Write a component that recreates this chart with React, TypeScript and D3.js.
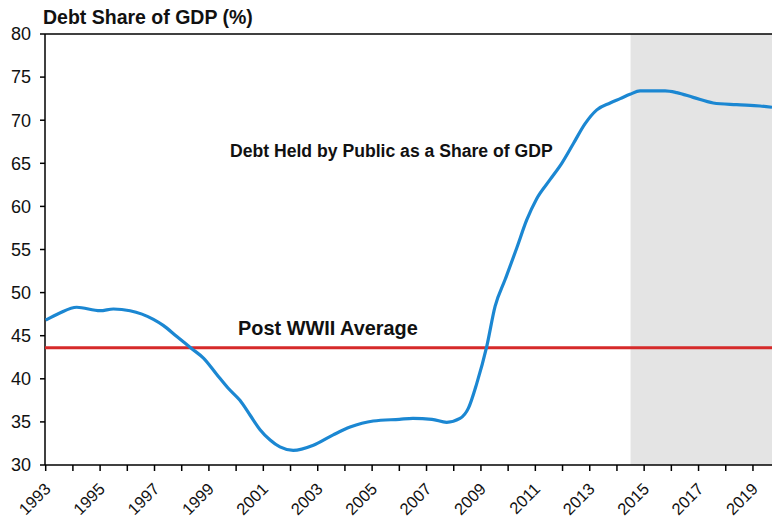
import React from "react";
import * as d3 from "d3";

const years = [1993.0, 1993.5, 1994.14, 1995.0, 1995.49, 1996.1, 1996.96, 1997.32, 1997.82, 1998.37, 1998.8, 1999.29, 1999.71, 2000.14, 2000.51, 2000.88, 2001.25, 2001.61, 2002.1, 2002.84, 2003.57, 2004.19, 2005.04, 2006.0, 2006.5, 2007.2, 2007.74, 2008.23, 2008.54, 2008.85, 2009.21, 2009.52, 2009.9, 2010.32, 2010.68, 2011.05, 2011.54, 2011.97, 2012.4, 2012.83, 2013.26, 2013.75, 2014.12, 2014.48, 2014.85, 2015.77, 2016.2, 2016.8, 2017.54, 2018.4, 2019.26, 2019.7];
const debtShare = [46.8, 47.6, 48.3, 47.9, 48.1, 47.9, 46.9, 46.2, 44.9, 43.5, 42.4, 40.5, 38.9, 37.5, 35.8, 34.1, 32.9, 32.1, 31.7, 32.3, 33.5, 34.4, 35.1, 35.3, 35.4, 35.3, 34.95, 35.4, 36.6, 39.5, 43.7, 48.4, 51.6, 55.2, 58.4, 60.9, 63.1, 65.0, 67.3, 69.6, 71.2, 72.0, 72.5, 73.0, 73.4, 73.4, 73.2, 72.65, 72.0, 71.8, 71.65, 71.5];
const postWWIIAverage = 43.6;
const projectionStart = 2014.5;
const yTicks = [30, 35, 40, 45, 50, 55, 60, 65, 70, 75, 80];
const xTickYears = d3.range(1993, 2020);
const xLabelYears = [1993, 1995, 1997, 1999, 2001, 2003, 2005, 2007, 2009, 2011, 2013, 2015, 2017, 2019];

const W = 772;
const H = 520;
const left = 45;
const right = 772;
const top = 34;
const bottom = 465;
const font = "'Liberation Sans', Arial, sans-serif";

export default function App() {
  const x = d3.scaleLinear().domain([1993, 2019.7]).range([45.7, right]);
  const y = d3.scaleLinear().domain([30, 80]).range([bottom, top]);
  const line = d3
    .line<number>()
    .x((_, i) => x(years[i]))
    .y((d) => y(d))
    .curve(d3.curveMonotoneX);

  return (
    <svg
      width={W}
      height={H}
      style={{ position: "absolute", left: 0, top: 0, background: "#fff" }}
      fontFamily={font}
    >
      <rect x={x(projectionStart)} y={top} width={right - x(projectionStart)} height={bottom - top} fill="#e4e4e4" />
      <line x1={left} x2={right} y1={top} y2={top} stroke="#000" strokeWidth={1.5} />
      <line x1={left} x2={left} y1={top} y2={bottom} stroke="#000" strokeWidth={1.5} />
      <line x1={left} x2={right} y1={bottom} y2={bottom} stroke="#000" strokeWidth={1.5} />
      {yTicks.map((t) => (
        <g key={t}>
          <line x1={left - 5} x2={left} y1={y(t)} y2={y(t)} stroke="#000" strokeWidth={1.5} />
          <text x={31} y={y(t)} dy="0.35em" textAnchor="end" fontSize={18} fill="#111">
            {t}
          </text>
        </g>
      ))}
      {xTickYears.map((t) => (
        <line key={t} x1={x(t)} x2={x(t)} y1={bottom} y2={bottom + 6} stroke="#000" strokeWidth={1.5} />
      ))}
      {xLabelYears.map((t) => (
        <text
          key={t}
          transform={`translate(${x(t) + 6},${bottom + 25}) rotate(-45)`}
          textAnchor="end"
          fontSize={16.5}
          fill="#111"
        >
          {t}
        </text>
      ))}
      <line x1={left} x2={right} y1={y(postWWIIAverage)} y2={y(postWWIIAverage)} stroke="#d62a2a" strokeWidth={3} />
      <path d={line(debtShare) || ""} fill="none" stroke="#1b87d2" strokeWidth={3.2} strokeLinejoin="round" />
      <text x={43} y={24} fontSize={19.5} fontWeight="bold" fill="#111">
        Debt Share of GDP (%)
      </text>
      <text x={230} y={157} fontSize={17.6} fontWeight="bold" fill="#111">
        Debt Held by Public as a Share of GDP
      </text>
      <text x={238} y={335} fontSize={19.9} fontWeight="bold" fill="#111">
        Post WWII Average
      </text>
    </svg>
  );
}
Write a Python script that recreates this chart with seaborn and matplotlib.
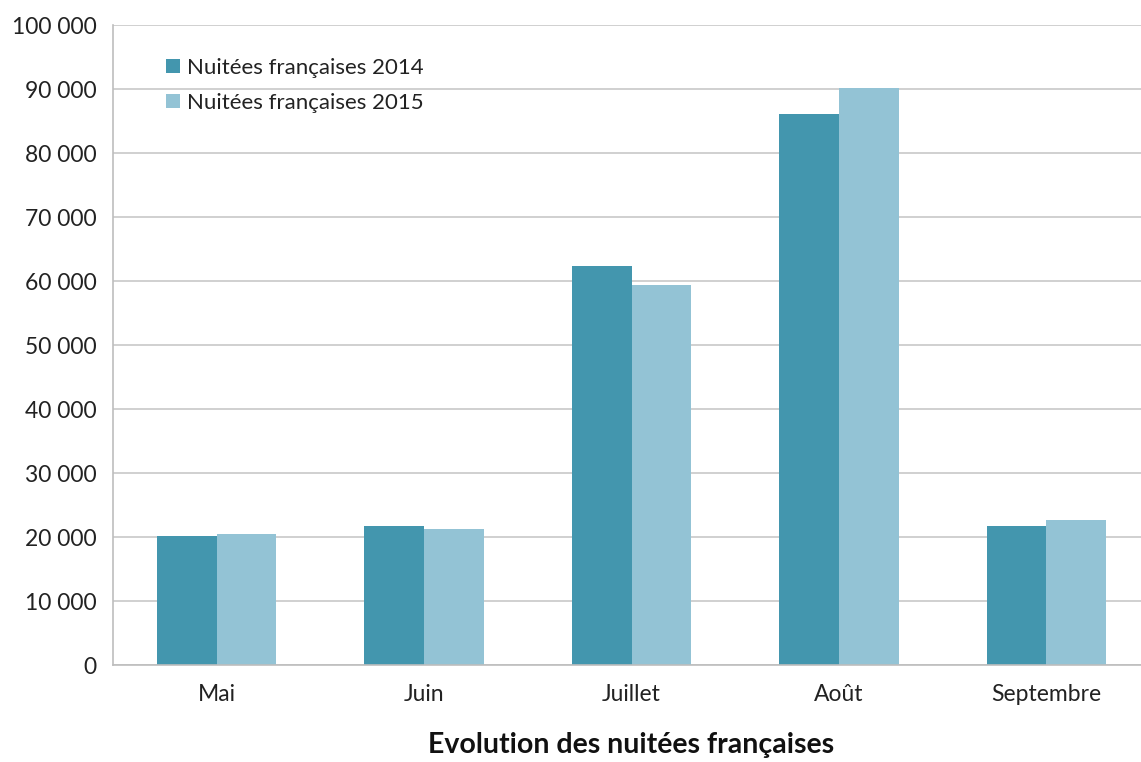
import seaborn as sns
import numpy as np
import pandas as pd
import matplotlib.pyplot as plt
from matplotlib.ticker import FuncFormatter, FixedLocator

months = ["Mai", "Juin", "Juillet", "Août", "Septembre"]
nuitees_2014 = [20200, 21700, 62400, 86100, 21700]
nuitees_2015 = [20500, 21250, 59400, 90200, 22600]
series = ["Nuitées françaises 2014", "Nuitées françaises 2015"]
colors = ["#4396AE", "#93C3D5"]

df = pd.DataFrame(
    {
        "mois": months * 2,
        "nuitees": nuitees_2014 + nuitees_2015,
        "serie": [series[0]] * len(months) + [series[1]] * len(months),
    }
)


def plot_nuitees():
    sns.set_style("white")
    plt.rcParams["font.family"] = ["Lato", "DejaVu Sans"]
    fig = plt.figure(figsize=(11.41, 7.62), dpi=100)
    ax = fig.add_axes([113 / 1141, 97 / 762, 1037 / 1141, 640 / 762])

    sns.barplot(
        data=df,
        x="mois",
        y="nuitees",
        hue="serie",
        palette=colors,
        width=0.575,
        gap=0,
        saturation=1,
        linewidth=0,
        ax=ax,
    )

    ax.set_ylim(0, 100000)
    ax.set_xlim(-0.5, len(months) - 0.5)
    ax.set_yticks(np.arange(0, 100001, 10000))
    ax.yaxis.set_major_formatter(
        FuncFormatter(lambda v, _: f"{int(v):,}".replace(",", " "))
    )
    ax.grid(axis="y", color="#C8C8C8", linewidth=1.2)
    ax.set_axisbelow(True)

    for side in ["top", "right"]:
        ax.spines[side].set_visible(False)
    for side in ["left", "bottom"]:
        ax.spines[side].set_color("#BDBDBD")
        ax.spines[side].set_linewidth(1.2)

    ax.tick_params(axis="y", length=8, color="#BDBDBD", width=1.2,
                   labelsize=16.5, labelcolor="#222222", pad=4)
    ax.tick_params(axis="x", which="major", length=0, labelsize=16.5,
                   labelcolor="#222222", pad=14)
    ax.xaxis.set_minor_locator(FixedLocator(np.arange(-0.5, len(months), 1.0)))
    ax.tick_params(axis="x", which="minor", length=8, color="#BDBDBD", width=1.2)

    ax.set_ylabel("")
    ax.set_xlabel("Evolution des nuitées françaises", fontsize=20.5,
                  fontweight="bold", color="#111111", labelpad=19)

    leg = ax.legend(
        loc="upper left",
        bbox_to_anchor=(0.032, 0.98),
        frameon=False,
        fontsize=16,
        handlelength=0.6,
        handleheight=0.6,
        handletextpad=0.35,
        labelspacing=0.68,
    )
    for t in leg.get_texts():
        t.set_color("#222222")

    fig.savefig("out.png", dpi=100)


if __name__ == "__main__":
    plot_nuitees()
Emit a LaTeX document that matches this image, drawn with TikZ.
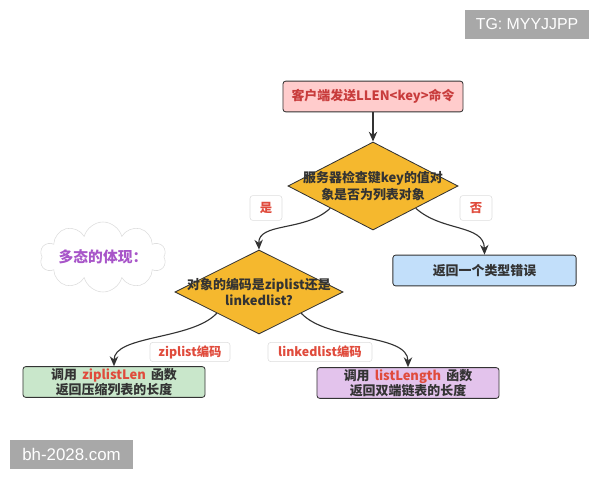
\documentclass[tikz,border=0pt]{standalone}
\usepackage{fontspec}
\setmainfont{Noto Sans CJK SC}
\newfontfamily\wmfont{Liberation Sans}
\usetikzlibrary{shapes.geometric,shapes.symbols,arrows.meta}

\definecolor{lineclr}{HTML}{333333}
\definecolor{pinkfill}{HTML}{FFCCCC}
\definecolor{pinktext}{HTML}{C83C3C}
\definecolor{decfill}{HTML}{F5B82E}
\definecolor{bluefill}{HTML}{C2DFFA}
\definecolor{greenfill}{HTML}{C9E7CB}
\definecolor{violetfill}{HTML}{E3C3EC}
\definecolor{hired}{HTML}{E04B3C}
\definecolor{tagline}{HTML}{DDDDDD}
\definecolor{polytext}{HTML}{A855C9}
\definecolor{wmgray}{HTML}{A8A8A8}

\begin{document}
\begin{tikzpicture}[x=0.025cm,y=-0.025cm,
	box/.style={draw=lineclr,semithick,rounded corners=2pt,align=center,text=lineclr,
		minimum height=0.77cm,inner ysep=0.5pt,font=\fontsize{9.2}{10.8}\selectfont\bfseries},
	decision/.style={diamond,draw=lineclr,semithick,fill=decfill,inner sep=0pt},
	dectext/.style={align=center,text=lineclr,font=\fontsize{9.2}{12}\selectfont\bfseries},
	tag/.style={draw=tagline,fill=white,rounded corners=2pt,text=hired,minimum height=0.48cm,
		inner xsep=5pt,inner ysep=0pt,font=\fontsize{8.8}{10}\selectfont\bfseries},
	flow/.style={-{Stealth[length=7pt,width=6pt]},thick,draw=lineclr},
	wmbox/.style={fill=wmgray,text=white,minimum width=3.1cm,minimum height=0.73cm,inner sep=0pt}]
	\useasboundingbox (0,0) rectangle (600,480);
	
	% request and type check
	\node[box,fill=pinkfill,text=pinktext,minimum width=4.5cm] (req) at (373,96.5) {客户端发送LLEN<key>命令};
	\node[decision,minimum width=4.25cm,minimum height=2.2cm] (chk) at (373,186) {};
	\node[dectext] (chktext) at (chk) {服务器检查键key的值对\\象是否为列表对象};
	\node[box,fill=bluefill,minimum width=4.58cm] (err) at (484.5,270.5) {返回一个类型错误};
	
	% encoding check
	\node[decision,minimum width=4.2cm,minimum height=2.1cm] (poly) at (259,292) {};
	\node[dectext] (polytext) at (poly) {对象的编码是ziplist还是\\linkedlist?};
	\node[box,fill=greenfill,minimum width=4.55cm] (zip) at (114,382) {调用~\,\textcolor{hired}{ziplistLen}~\,函数\\返回压缩列表的长度};
	\node[box,fill=violetfill,minimum width=4.55cm] (lnk) at (408,383) {调用~\,\textcolor{hired}{listLength}~\,函数\\返回双端链表的长度};
	
	% note
	\node[cloud,cloud puffs=10,aspect=2,draw=tagline,fill=white,inner sep=0pt,
		minimum width=3.15cm,minimum height=1.75cm] (note) at (103,257) {};
	\node[text=polytext,font=\fontsize{10.5}{12}\selectfont\bfseries] (notetext) at (note) {多态的体现：};
	
	% connectors
	\draw[flow] (req.south) -- (chk.north);
	\draw[flow] (chk.south west) .. controls (305,232) and (258,222) .. (poly.north);
	\draw[flow] (chk.south east) .. controls (442,232) and (484,224) .. (err.north);
	\draw[flow] (poly.south west) .. controls (192,340) and (114,335) .. (zip.north);
	\draw[flow] (poly.south east) .. controls (328,342) and (408,333) .. (lnk.north);
	
	% branch labels
	\node[tag,minimum width=0.8cm,minimum height=0.62cm] (yes) at (266,208) {是};
	\node[tag,minimum width=0.8cm,minimum height=0.62cm] (no) at (476,208) {否};
	\node[tag,minimum width=2cm] (ziptag) at (190,352) {ziplist编码};
	\node[tag,minimum width=2.6cm] (lnktag) at (320,352) {linkedlist编码};
	
	% watermarks
	\node[wmbox,font=\wmfont\fontsize{11.3}{13}\selectfont] (tg) at (527,24.5) {TG: MYYJJPP};
	\node[wmbox,minimum width=3.08cm,font=\wmfont\fontsize{12}{14}\selectfont] (site) at (71.5,454.5) {bh-2028.com};
\end{tikzpicture}
\end{document}
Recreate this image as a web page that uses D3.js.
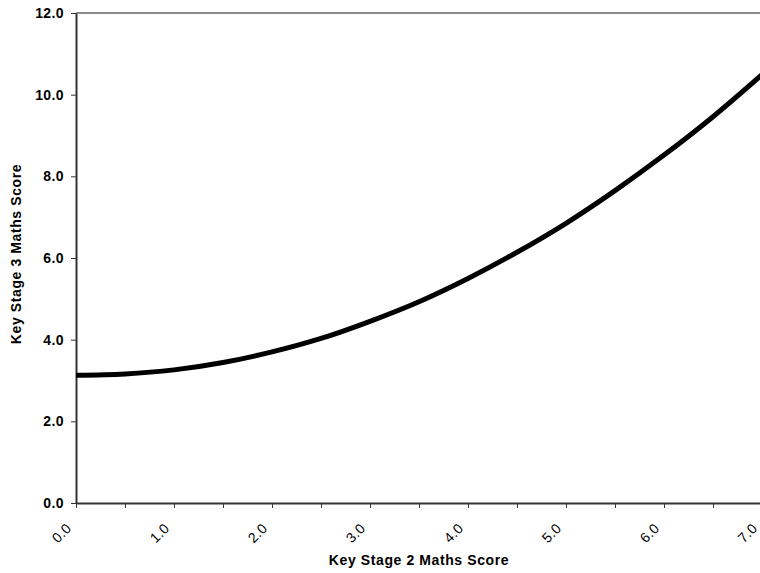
<!DOCTYPE html>
<html>
<head>
<meta charset="utf-8">
<script src="https://cdn.jsdelivr.net/npm/d3@7"></script>
<style>
  html, body { margin: 0; padding: 0; background: #fff; }
  svg { display: block; }
</style>
</head>
<body>
<svg id="chart" width="760" height="573"></svg>
<script>
// ---- data ----
const ks2Scores = [0.0, 0.5, 1.0, 1.5, 2.0, 2.5, 3.0, 3.5, 4.0, 4.5, 5.0, 5.5, 6.0, 6.5, 7.0];
const ks3Scores = [3.13, 3.16, 3.26, 3.44, 3.70, 4.03, 4.45, 4.93, 5.50, 6.14, 6.85, 7.65, 8.52, 9.46, 10.49];
const xTickValues = [0, 1, 2, 3, 4, 5, 6, 7];
const xTickMarks = [0, 0.5, 1, 1.5, 2, 2.5, 3, 3.5, 4, 4.5, 5, 5.5, 6, 6.5, 7];
const yTickValues = [0, 2, 4, 6, 8, 10, 12];
const xTitle = "Key Stage 2 Maths Score";
const yTitle = "Key Stage 3 Maths Score";

(function () {
const svg = d3.select("#chart");
const plotL = 76, plotR = 762, plotT = 13, plotB = 503;

const x = d3.scaleLinear().domain([0, 7]).range([plotL, plotR]);
const y = d3.scaleLinear().domain([0, 12]).range([plotB, plotT]);
const font = "'Liberation Sans', Arial, sans-serif";

// top border of plot area
svg.append("line")
  .attr("x1", plotL).attr("x2", plotR)
  .attr("y1", y(12)).attr("y2", y(12))
  .attr("stroke", "#8a8a8a").attr("stroke-width", 2);

// Y axis
const yAxis = svg.append("g")
  .attr("transform", `translate(${plotL},0)`)
  .call(d3.axisLeft(y).tickValues(yTickValues).tickSize(5).tickPadding(7)
        .tickFormat(d3.format(".1f")).tickSizeOuter(0));
yAxis.select(".domain").attr("stroke", "#333").attr("stroke-width", 2);
yAxis.selectAll(".tick line").attr("stroke", "#333").attr("stroke-width", 1);
yAxis.selectAll(".tick text")
  .attr("font-family", font).attr("font-size", 14).attr("font-weight", "bold")
  .attr("letter-spacing", "0.4px").attr("fill", "#000");

// X axis: tick marks every 0.5, labels every 1
const xAxis = svg.append("g")
  .attr("transform", `translate(0,${plotB})`)
  .call(d3.axisBottom(x).tickValues(xTickMarks).tickSize(5).tickFormat("").tickSizeOuter(0));
xAxis.select(".domain").attr("stroke", "#333").attr("stroke-width", 2);
xAxis.selectAll(".tick line").attr("stroke", "#333").attr("stroke-width", 1);

svg.append("g").selectAll("text")
  .data(xTickValues)
  .join("text")
  .attr("transform", d => `translate(${x(d) - 14.5},${533}) rotate(-45)`)
  .attr("text-anchor", "middle")
  .attr("dominant-baseline", "central")
  .attr("font-family", font).attr("font-size", 14)
  .attr("letter-spacing", "0.4px")
  .attr("fill", "#000")
  .text(d => d3.format(".1f")(d));

// curve
svg.append("path")
  .datum(ks2Scores.map((v, i) => [v, ks3Scores[i]]))
  .attr("fill", "none")
  .attr("stroke", "#000")
  .attr("stroke-width", 5)
  .attr("d", d3.line().x(d => x(d[0])).y(d => y(d[1])).curve(d3.curveCatmullRom));

// axis titles
svg.append("text")
  .attr("x", (plotL + plotR) / 2).attr("y", 565)
  .attr("text-anchor", "middle")
  .attr("font-family", font).attr("font-size", 14).attr("font-weight", "bold")
  .attr("letter-spacing", "0.6px")
  .text(xTitle);

svg.append("text")
  .attr("transform", `translate(21,${(plotT + plotB) / 2 - 4}) rotate(-90)`)
  .attr("text-anchor", "middle")
  .attr("font-family", font).attr("font-size", 14).attr("font-weight", "bold")
  .attr("letter-spacing", "0.6px")
  .text(yTitle);
})();
</script>
</body>
</html>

----

YOUR GOAL ▸ Search the preceding listing for "this" and extract every line where it is found.

COMPLETE OUTPUT ▸
Write a component that recreates this chart with React, TypeScript and D3.js.
Write a Python script that recreates this chart with seaborn and matplotlib.
Emit a LaTeX document that matches this image, drawn with TikZ.
Recreate this image as a web page that uses D3.js.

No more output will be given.